# Given task
Repeat the full listing below verbatim and keep the images out.

# Data

......

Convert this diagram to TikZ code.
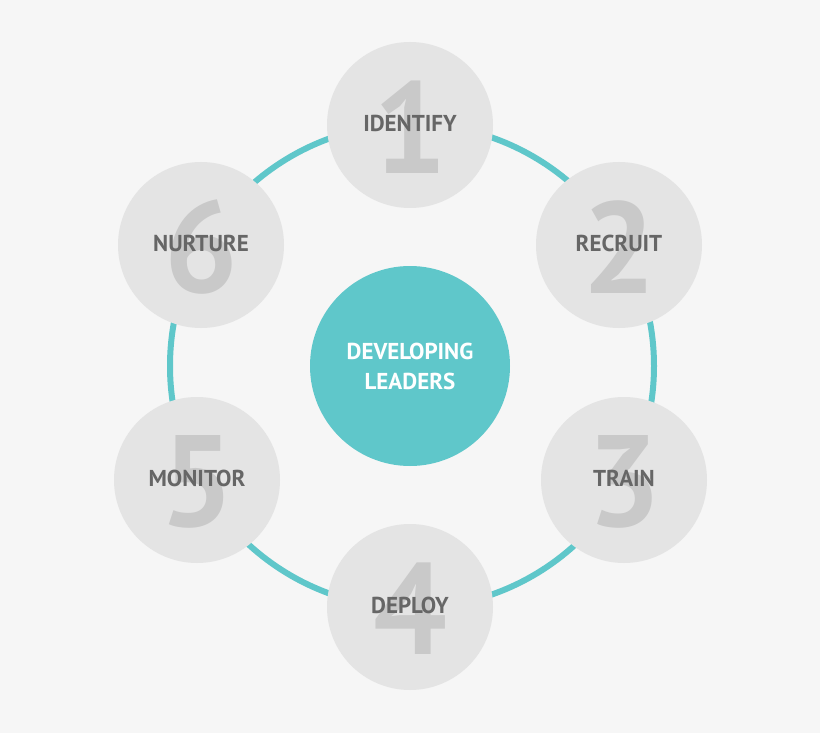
\documentclass[tikz,border=0pt]{standalone}
\usepackage{fontspec}
\setmainfont{PT Sans}
\usepackage{tikz}
\definecolor{bgcol}{HTML}{F6F6F6}
\definecolor{stepcol}{HTML}{E4E4E4}
\definecolor{numcol}{HTML}{C9C9C9}
\definecolor{txtcol}{HTML}{666666}
\definecolor{tealcol}{HTML}{5FC7CA}
\tikzset{
	stepcircle/.style={circle,fill=stepcol,minimum size=166pt,inner sep=0pt},
	stepnum/.style={text=numcol,font=\fontsize{130}{130}\selectfont\bfseries},
	steptext/.style={text=txtcol,font=\fontsize{23}{23}\selectfont\bfseries},
	hub/.style={circle,fill=tealcol,minimum size=200pt,inner sep=0pt,text=white,align=center,font=\fontsize{23}{30}\selectfont\bfseries}
}
\begin{document}
\begin{tikzpicture}[x=1pt,y=-1pt]
	\fill[bgcol] (0,0) rectangle (820,733);
	\useasboundingbox (0,0) rectangle (820,733);
	\draw[tealcol,line width=6pt] (412,366) circle (242);
	\node[hub] (hub) at (410,366) {DEVELOPING\\LEADERS};
	\foreach \x/\y/\n/\t/\name in {410/125/1/IDENTIFY/identify, 619/245/2/RECRUIT/recruit, 624/480/3/TRAIN/train, 410/607/4/DEPLOY/deploy, 197/480/5/MONITOR/monitor, 201/245/6/NURTURE/nurture}{
		\node[stepcircle] (\name) at (\x,\y) {};
		\node[stepnum] (\name num) at (\x,\y+2) {\n};
		\node[steptext] (\name txt) at (\x,\y-2) {\t};
	}
\end{tikzpicture}
\end{document}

......

# Solution to this problem
Convert this diagram to TikZ code.
\documentclass[tikz,border=0pt]{standalone}
\usepackage{fontspec}
\setmainfont{PT Sans}
\usepackage{tikz}
\definecolor{bgcol}{HTML}{F6F6F6}
\definecolor{stepcol}{HTML}{E4E4E4}
\definecolor{numcol}{HTML}{C9C9C9}
\definecolor{txtcol}{HTML}{666666}
\definecolor{tealcol}{HTML}{5FC7CA}
\tikzset{
	stepcircle/.style={circle,fill=stepcol,minimum size=166pt,inner sep=0pt},
	stepnum/.style={text=numcol,font=\fontsize{130}{130}\selectfont\bfseries},
	steptext/.style={text=txtcol,font=\fontsize{23}{23}\selectfont\bfseries},
	hub/.style={circle,fill=tealcol,minimum size=200pt,inner sep=0pt,text=white,align=center,font=\fontsize{23}{30}\selectfont\bfseries}
}
\begin{document}
\begin{tikzpicture}[x=1pt,y=-1pt]
	\fill[bgcol] (0,0) rectangle (820,733);
	\useasboundingbox (0,0) rectangle (820,733);
	\draw[tealcol,line width=6pt] (412,366) circle (242);
	\node[hub] (hub) at (410,366) {DEVELOPING\\LEADERS};
	\foreach \x/\y/\n/\t/\name in {410/125/1/IDENTIFY/identify, 619/245/2/RECRUIT/recruit, 624/480/3/TRAIN/train, 410/607/4/DEPLOY/deploy, 197/480/5/MONITOR/monitor, 201/245/6/NURTURE/nurture}{
		\node[stepcircle] (\name) at (\x,\y) {};
		\node[stepnum] (\name num) at (\x,\y+2) {\n};
		\node[steptext] (\name txt) at (\x,\y-2) {\t};
	}
\end{tikzpicture}
\end{document}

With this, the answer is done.